The Terre Haute City Council voted to table Resolution 14 — a proposed rezoning and TIF-backed development near Edgewood Grove and Farrington’s Grove — until the council’s June 12 meeting after extended public comment and council questions about density, infrastructure funding and historic-preservation protections.
Residents told the council the proposal risks harming nearby historic neighborhoods and that more data is needed. “What I am is exhausted. I'm exhausted at the lack of vision, the lack of attention to historic buildings and sites in the city,” Carrie Youssef, president of Farrington Grove Historical District, Inc., told the council during the public-comment period.
The council moved the item to the second June meeting after several council members said they wanted more time to review project details. “There's been no effort by the part of anybody at this table to hide this proposal,” said Council President Anthony, noting the item was introduced to start the public-review process and that an ordinance to create a historic preservation commission is expected to be heard next month.
Public speakers said the plan would add what one resident described as “1,500 people” to a corner of the neighborhood and could increase crime and traffic through Denning Park and Edgewood Grove. Elizabeth Kendall, who identified herself as an Edgewood Grove resident, said Terre Haute’s historic character is an asset and urged the city to reconsider zoning and require developers to meet infrastructure and sidewalk standards rather than rely on expediency.
Council members and city staff described how the TIF and state loan tools would work for the project: the full development was described as a roughly $70,000,000 project. City representatives told the council a state loan amount being pursued is between about $5 million and $10 million, and that the TIF structure under consideration would run for 20 years for residential portions and up to 25 years for commercial portions. Eddie, the developer’s representative, confirmed those timelines and said that if revenues are insufficient the developer would be responsible for payments tied to the pledged financing.

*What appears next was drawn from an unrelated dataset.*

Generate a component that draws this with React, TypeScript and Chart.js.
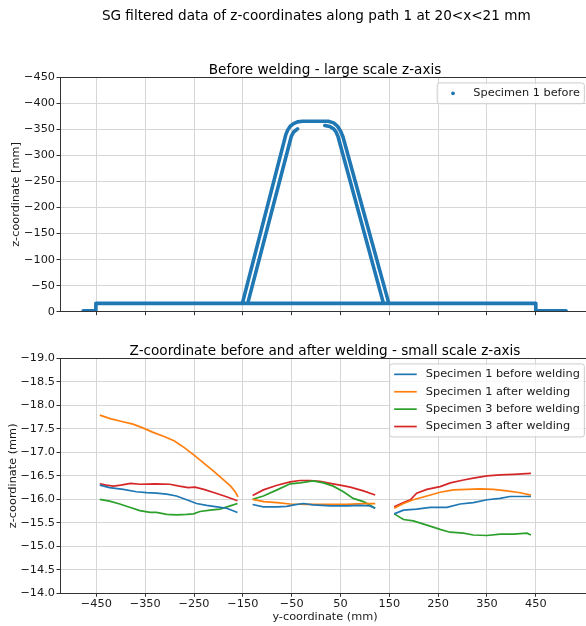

Council members also clarified what would happen if the rezoning were not approved: individual builders could still develop single-family lots under existing R-1 zoning (minimum lot size discussed in the hearing was cited as about 6,600 square feet), and rough estimates presented in the meeting put potential buildout at “over 200 homes” on a roughly 40-acre site if the developer were to subdivide without the rezoning. Council members emphasized those outcomes would be subject to building codes, state inspections and other approvals.
Discussion during the meeting touched on procedural and oversight safeguards for TIF dollars: city staff said redevelopment-commission approval is required before spending TIF revenues and that the council oversees the redevelopment commission’s budget. Council members also pointed to an ordinance in progress to create a local historic-preservation commission; the council president said legal staff are preparing that ordinance for a future hearing.
The motion to table Resolution 14 was made and seconded during the meeting and passed on a voice vote; the item is scheduled for further consideration on June 12. Council members encouraged continued public comment and said they would hold additional stakeholder meetings and information sessions before the next vote.
The council did not adopt any rezoning or TIF commitments at the meeting; action was limited to tabling the resolution for more review.